=== The problem ===
Comb the records below for the string "this" and copy each line where it turns up.

### Data entries

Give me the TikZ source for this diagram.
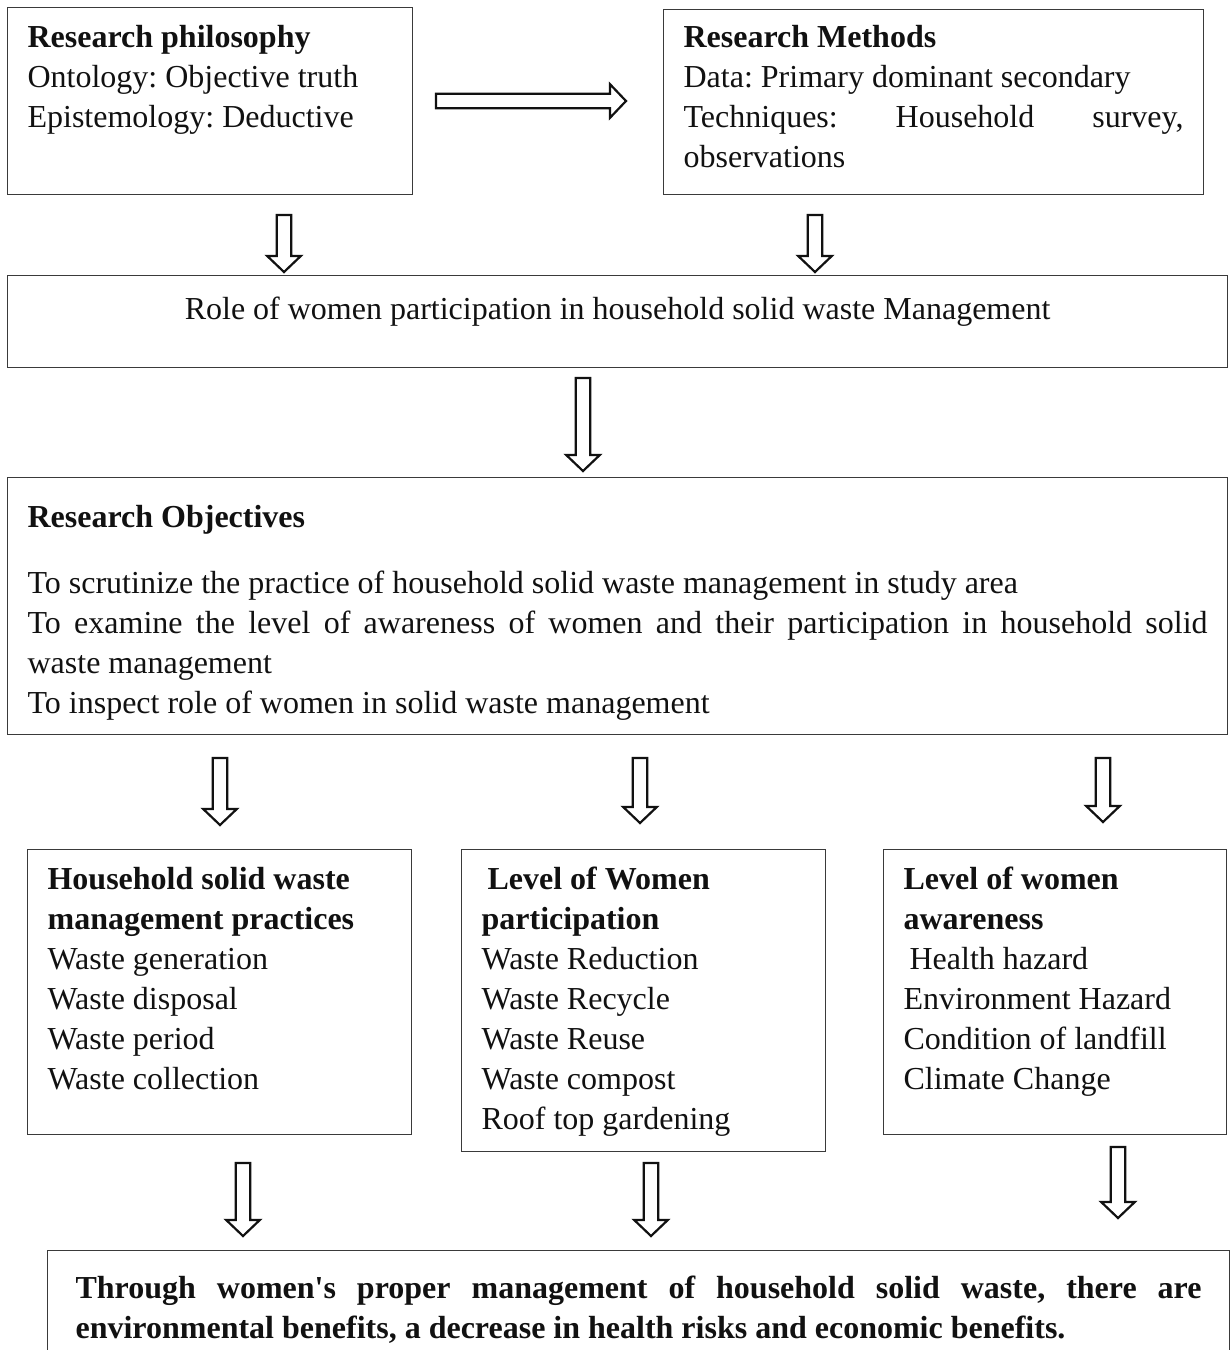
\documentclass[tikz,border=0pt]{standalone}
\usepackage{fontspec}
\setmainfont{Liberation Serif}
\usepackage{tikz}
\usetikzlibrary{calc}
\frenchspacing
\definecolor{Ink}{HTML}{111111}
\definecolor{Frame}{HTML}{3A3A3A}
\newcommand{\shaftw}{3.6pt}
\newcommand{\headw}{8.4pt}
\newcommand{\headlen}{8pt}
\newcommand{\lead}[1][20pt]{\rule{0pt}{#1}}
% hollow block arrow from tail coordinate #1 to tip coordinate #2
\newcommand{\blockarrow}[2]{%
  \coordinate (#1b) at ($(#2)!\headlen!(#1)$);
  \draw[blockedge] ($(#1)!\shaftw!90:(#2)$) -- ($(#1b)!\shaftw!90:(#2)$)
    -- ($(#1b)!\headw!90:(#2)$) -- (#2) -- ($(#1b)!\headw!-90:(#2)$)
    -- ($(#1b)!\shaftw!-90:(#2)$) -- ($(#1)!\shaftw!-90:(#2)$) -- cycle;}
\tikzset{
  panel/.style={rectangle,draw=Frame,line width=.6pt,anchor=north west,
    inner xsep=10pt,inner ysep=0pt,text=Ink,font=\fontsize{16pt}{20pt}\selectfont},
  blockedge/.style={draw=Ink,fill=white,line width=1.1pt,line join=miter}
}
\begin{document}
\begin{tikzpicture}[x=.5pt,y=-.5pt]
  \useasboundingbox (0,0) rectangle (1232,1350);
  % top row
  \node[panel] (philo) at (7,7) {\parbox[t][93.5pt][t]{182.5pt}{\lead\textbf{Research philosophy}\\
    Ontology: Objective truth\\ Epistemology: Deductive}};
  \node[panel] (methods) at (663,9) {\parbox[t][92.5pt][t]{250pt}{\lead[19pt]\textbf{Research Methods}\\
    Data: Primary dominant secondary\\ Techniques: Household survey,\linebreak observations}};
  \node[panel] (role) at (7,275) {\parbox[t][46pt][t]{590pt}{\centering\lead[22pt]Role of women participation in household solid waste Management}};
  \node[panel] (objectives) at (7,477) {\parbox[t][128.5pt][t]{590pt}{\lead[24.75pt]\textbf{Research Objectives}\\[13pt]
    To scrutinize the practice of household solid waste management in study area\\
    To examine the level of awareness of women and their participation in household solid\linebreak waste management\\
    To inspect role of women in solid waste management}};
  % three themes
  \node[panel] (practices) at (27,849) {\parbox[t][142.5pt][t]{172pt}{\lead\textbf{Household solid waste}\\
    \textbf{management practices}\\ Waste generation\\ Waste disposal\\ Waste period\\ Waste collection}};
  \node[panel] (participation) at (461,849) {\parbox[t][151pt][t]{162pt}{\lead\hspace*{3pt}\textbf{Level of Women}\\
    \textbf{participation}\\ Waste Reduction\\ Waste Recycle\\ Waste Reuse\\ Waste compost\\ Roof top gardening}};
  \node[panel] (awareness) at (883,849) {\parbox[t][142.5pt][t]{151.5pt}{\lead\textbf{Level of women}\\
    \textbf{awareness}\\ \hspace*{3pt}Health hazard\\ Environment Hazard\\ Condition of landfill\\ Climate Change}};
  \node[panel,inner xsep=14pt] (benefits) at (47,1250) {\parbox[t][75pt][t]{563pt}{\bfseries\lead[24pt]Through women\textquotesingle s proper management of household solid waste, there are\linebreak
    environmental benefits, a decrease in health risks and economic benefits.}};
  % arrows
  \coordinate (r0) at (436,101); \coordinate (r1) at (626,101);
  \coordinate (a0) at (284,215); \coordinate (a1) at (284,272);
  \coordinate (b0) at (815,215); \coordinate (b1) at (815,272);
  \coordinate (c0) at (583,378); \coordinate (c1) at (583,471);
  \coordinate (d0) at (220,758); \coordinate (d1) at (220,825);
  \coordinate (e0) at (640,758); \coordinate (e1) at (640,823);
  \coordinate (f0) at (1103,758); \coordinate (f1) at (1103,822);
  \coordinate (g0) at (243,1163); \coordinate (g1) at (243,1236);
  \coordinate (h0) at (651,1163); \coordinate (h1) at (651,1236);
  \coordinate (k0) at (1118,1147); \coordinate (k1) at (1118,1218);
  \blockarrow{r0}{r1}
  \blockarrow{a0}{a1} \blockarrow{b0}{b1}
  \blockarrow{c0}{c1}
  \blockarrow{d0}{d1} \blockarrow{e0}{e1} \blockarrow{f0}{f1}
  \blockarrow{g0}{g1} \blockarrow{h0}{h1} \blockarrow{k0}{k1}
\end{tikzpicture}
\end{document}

######
### Data entries

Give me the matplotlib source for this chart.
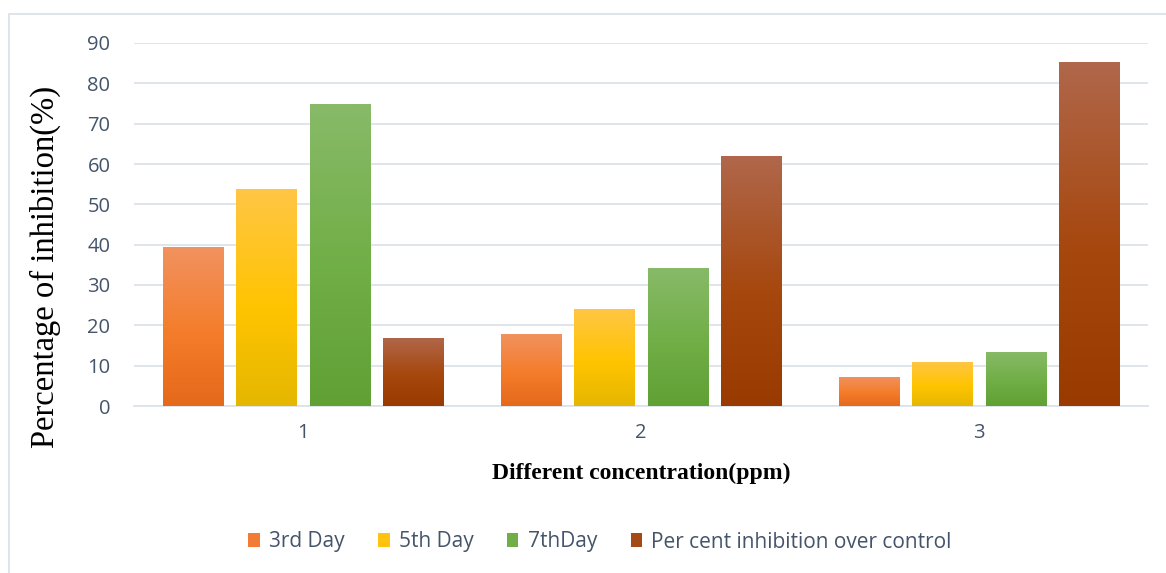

######

=== Answer below ===
Give me the TikZ source for this diagram.
Give me the matplotlib source for this chart.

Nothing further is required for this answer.